Etonnant l'évaluation des logiciels. Ce qui prouve qu'il ne faut s'y fier à 100% surtout dans la partie positionnelle et finale théorique.L'humain reste à ce stade sans égal et je ne suis pas sur que l'ordi va détroner l'homme. Un argument que les joueurs par correspondance peuvent utiliser pour refuter la pseudo triche en utlisant un programme dans une partie

superstar a dit…

j'm bien ls echec

Anonyme a dit…

L'évaluation de Fritz est plus centrée sur le matériel que sur le positionnel, à l'inverse d'un programme comme Shredder par exemple.

Encore une fois je me demande pourquoi Kramnik pezsiste dans la Catalane, qui lui fait perdre plus de demi points qu'elle ne lui en fait gagner. On attendait beaucoup mieux de sa préparation avec les Blancs.

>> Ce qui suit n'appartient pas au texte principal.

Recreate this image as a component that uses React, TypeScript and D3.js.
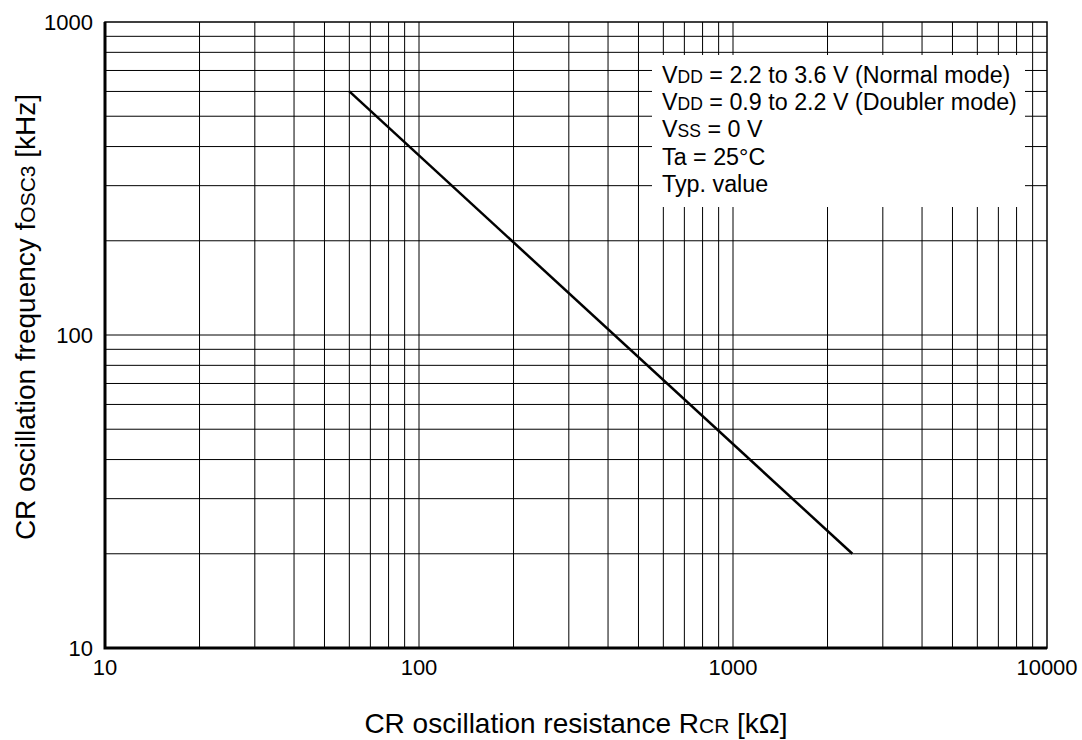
import React, {useEffect, useRef} from 'react';
import * as d3 from 'd3';

// curve end points
const resistance = [60, 2400]; // kΩ
const frequency = [600, 20]; // kHz

const xTicks = [10, 100, 1000, 10000];
const yTicks = [10, 100, 1000];

const noteLines = [
  ['V', 'DD', ' = 2.2 to 3.6 V (Normal mode)'],
  ['V', 'DD', ' = 0.9 to 2.2 V (Doubler mode)'],
  ['V', 'SS', ' = 0 V'],
  ['Ta = 25°C', '', ''],
  ['Typ. value', '', ''],
];

const App: React.FC = () => {
  const svgRef = useRef<SVGSVGElement | null>(null);

  useEffect(() => {
    const width = 1082;
    const height = 740;
    const margin = {top: 22, right: 35, bottom: 92, left: 105};

    const svg = d3.select(svgRef.current).attr('width', width).attr('height', height);
    svg.selectAll('*').remove();
    svg.style('font-family', '"Liberation Sans", Arial, sans-serif');

    const x = d3.scaleLog().domain([10, 10000]).range([margin.left, width - margin.right]);
    const y = d3.scaleLog().domain([10, 1000]).range([height - margin.bottom, margin.top]);

    const gridX: number[] = [];
    for (let d = 10; d < 10000; d *= 10) for (let k = 1; k < 10; k++) gridX.push(d * k);
    const gridY: number[] = [];
    for (let d = 10; d < 1000; d *= 10) for (let k = 1; k < 10; k++) gridY.push(d * k);

    const grid = svg.append('g').attr('stroke', '#000').attr('stroke-width', 1);
    grid.selectAll('line.gx').data(gridX).enter().append('line')
      .attr('x1', (d) => x(d)).attr('x2', (d) => x(d))
      .attr('y1', y(10)).attr('y2', y(1000));
    grid.selectAll('line.gy').data(gridY).enter().append('line')
      .attr('y1', (d) => y(d)).attr('y2', (d) => y(d))
      .attr('x1', x(10)).attr('x2', x(10000));

    // white box behind the notes
    svg.append('rect').attr('x', 652).attr('y', 55).attr('width', 373).attr('height', 152).attr('fill', '#fff');

    // frame
    svg.append('rect').attr('x', x(10)).attr('y', y(1000))
      .attr('width', x(10000) - x(10)).attr('height', y(10) - y(1000))
      .attr('fill', 'none').attr('stroke', '#000').attr('stroke-width', 1.5);
    svg.append('path')
      .attr('d', `M${x(10)},${y(1000)}V${y(10)}H${x(10000)}`)
      .attr('fill', 'none').attr('stroke', '#000').attr('stroke-width', 3);

    // curve
    const pts = resistance.map((r, i) => [r, frequency[i]] as [number, number]);
    svg.append('path')
      .datum(pts)
      .attr('d', d3.line<[number, number]>().x((d) => x(d[0])).y((d) => y(d[1])))
      .attr('fill', 'none').attr('stroke', '#000').attr('stroke-width', 2.5);

    // tick labels
    svg.selectAll('text.yt').data(yTicks).enter().append('text')
      .attr('x', x(10) - 12).attr('y', (d) => y(d) + 7.5)
      .attr('text-anchor', 'end').attr('font-size', 22).text((d) => d);
    svg.selectAll('text.xt').data(xTicks).enter().append('text')
      .attr('x', (d) => x(d)).attr('y', y(10) + 27)
      .attr('text-anchor', 'middle').attr('font-size', 22).text((d) => d);

    // axis titles
    const xt = svg.append('text').attr('x', 576).attr('y', 733)
      .attr('text-anchor', 'middle').attr('font-size', 28);
    xt.append('tspan').text('CR oscillation resistance R');
    xt.append('tspan').attr('font-size', 21).text('CR');
    xt.append('tspan').text(' [kΩ]');

    const yt = svg.append('text')
      .attr('transform', `translate(35,${317}) rotate(-90)`)
      .attr('text-anchor', 'middle').attr('font-size', 28);
    yt.append('tspan').text('CR oscillation frequency f');
    yt.append('tspan').attr('font-size', 21).text('OSC3');
    yt.append('tspan').text(' [kHz]');

    // notes
    const notes = svg.append('g').attr('font-size', 23.3);
    noteLines.forEach((l, i) => {
      const t = notes.append('text').attr('x', 662).attr('y', 83 + i * 27.2);
      t.append('tspan').text(l[0]);
      if (l[1]) t.append('tspan').attr('font-size', 17.5).text(l[1]);
      if (l[2]) t.append('tspan').text(l[2]);
    });
  }, []);

  return <svg ref={svgRef} style={{display: 'block', position: 'absolute', left: 0, top: 0}}></svg>;
};

export default App;
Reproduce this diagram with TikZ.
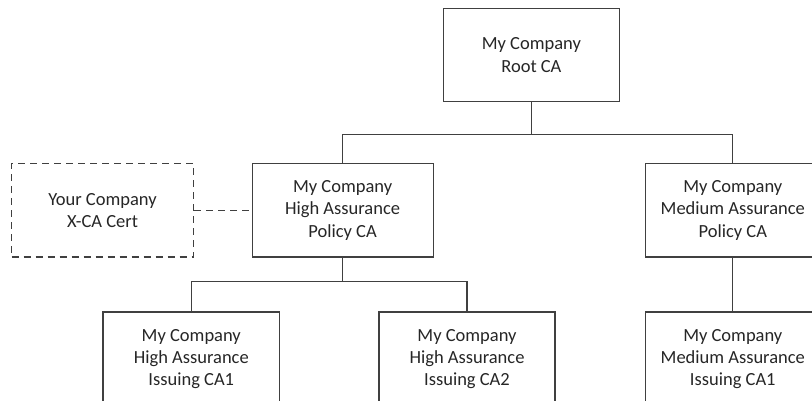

Dans cette partie, et dès le 25ème coup, les Noirs avaient une chaîne de 4 pions liés à l'aile-Dame. On n'a pas vu le propos positionnel suivi par Kramnik. Il développe surtout un jeu combinatoire assez classique qui ne pose aucune difficulté à Deep Fritz.

Sur les 3 parties, l'erreur de la seconde mise à part, les 2 protagonistes ne se sont pas vraiment mis en danger.

On a l'impression que Kramnik est venu chercher un solide 3-3, et Deep Fritz prend peu d'initiatives.

Rappelons que Deep Fritz calcule en moyenne 9 millions de positions/seconde, contre 200 millions pour Deep Blue ou Hydra. Il est donc 10 fois moins armé en puissance de calcul (environ), et est bridé par les règles de jeu obtenues par Kramnik. Il faudra s'en souvenir l'heure du bilan.

Anonyme a dit…

Votre commentaire "La Muraille informatique" passe sous silence l'analyse claire et respectee de Seirawan qui considere que non seulement Kramnick avait un avantage gagnant au debut de la finale mais aussi qu'il la joua si mal au point de perdre cet avantage. Vous ne partagez pas son analyse?